Twenty-five years ago this month I stood behind my tripod-mounted camera on a rock outcropping near Mount Vision on the Inverness Ridge. As I gazed to the east, a spectacular full moon rose above the knuckle-like creases of Black Mountain. In the valley, a thick luminous fog rose, gradually swallowing the mountain’s sensual folds.
This was the second consecutive evening that I had ventured to that high ridge in search of a magical moonrise photograph. On the first evening my timing was wrong, but I ended up witnessing and photographing a spectacular sunset before leaving the mountain. My return to Mt. Vision the next evening almost didn’t happen, but somehow I managed to make it to the top. It turned out to be one of the most memorable of many photographic adventures I’ve had in the Point Reyes National Seashore. I commemorated these two evenings in my book, Point Reyes 20 Years. Here are the essays I wrote about the making of Pacific Sunset and Mount Vision Moonrise. These two photographs are forever connected and etched in my heart and mind.
Pacific Sunset, September 1989
From atop the Inverness Ridge on Mount Vision, you can look into two worlds—westward to the calm esteros that spill past rocky headlands to the Pacific Ocean, or to the east where you’ll see the fat knuckles of Black Mountain protecting the Olema Valley.
On a late November day in 1989, I went to Mount Vision to photograph the full moon. I hiked the trail north to the overlook from where I’d photographed Snow on Black Mountain. The sun had not yet set as I scanned the eastern horizon for the predicted location of the moonrise. As my eyes adjusted to the still bright sky, I saw that the moon was already up; its ghostly form was disappointingly high above Black Mountain. By the time the sky darkened enough for a good photograph, the moon would be hopelessly out of my composition. My shoulders slumped. I sighed audibly and then packed my equipment to trek back up the trail. I loaded everything into the van, and slowly drove out from the trailhead parking area.
To the west, a fiery sun was poised above a bank of Pacific fog, illuminating it and the icy cirrus clouds above it. I pulled over abruptly, as there were only minutes left before the sun would plunge into the sea. Abandoning my custom of measuring the light with my spotmeter, I made a wild guess at exposure and took several frames of this remarkable scene. The result is Pacific Sunset from Mount Vision.

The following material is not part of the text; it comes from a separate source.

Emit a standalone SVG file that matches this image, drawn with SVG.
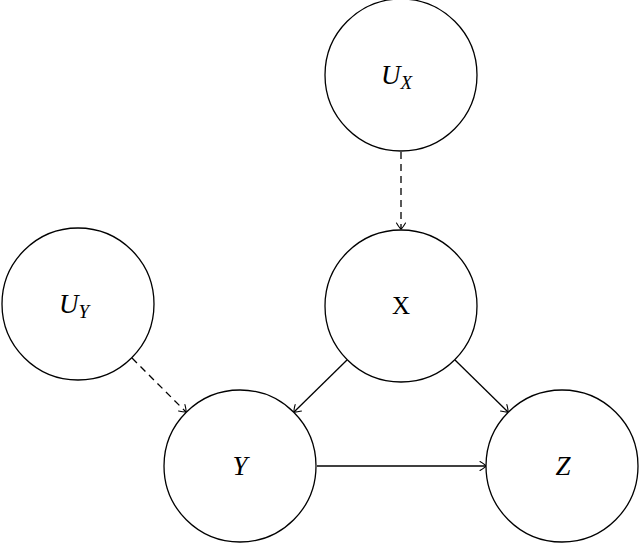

As I left the mountain that evening, I knew that I’d return the next night to try to shoot the moon again, but I could not have imagined in my wildest dreams what an incredible sight the next moonrise would be.
Mount Vision Moonrise, September 1989
As I loaded my car the next evening, I felt discouraged about my chances of making a worthwhile moon photograph. A heavy wet fog had settled into the valley where I lived. Pulling onto the highway, I had to switch on my windshield wipers in order to see, and the fog thickened rapidly as I drove up the mountain road. Halfway to the summit, I considered turning the van around and returning to the warmth of my cabin. But something kept me going up the mountain—the fog so dense now I had to put the wipers on high.
I was nearly to the top of the ridge with about 100 feet of elevation to go, when it happened. I drove right out of the fog. The darkening sky was clear, and a radiant full moon rose directly above Black Mountain. My heart quickened. And although I didn’t think about this until later, the very fog that had seemed my enemy became a generous partner. The moon shone brightly and magically. Below the mountain, a blanket of luminous fog filled the valley.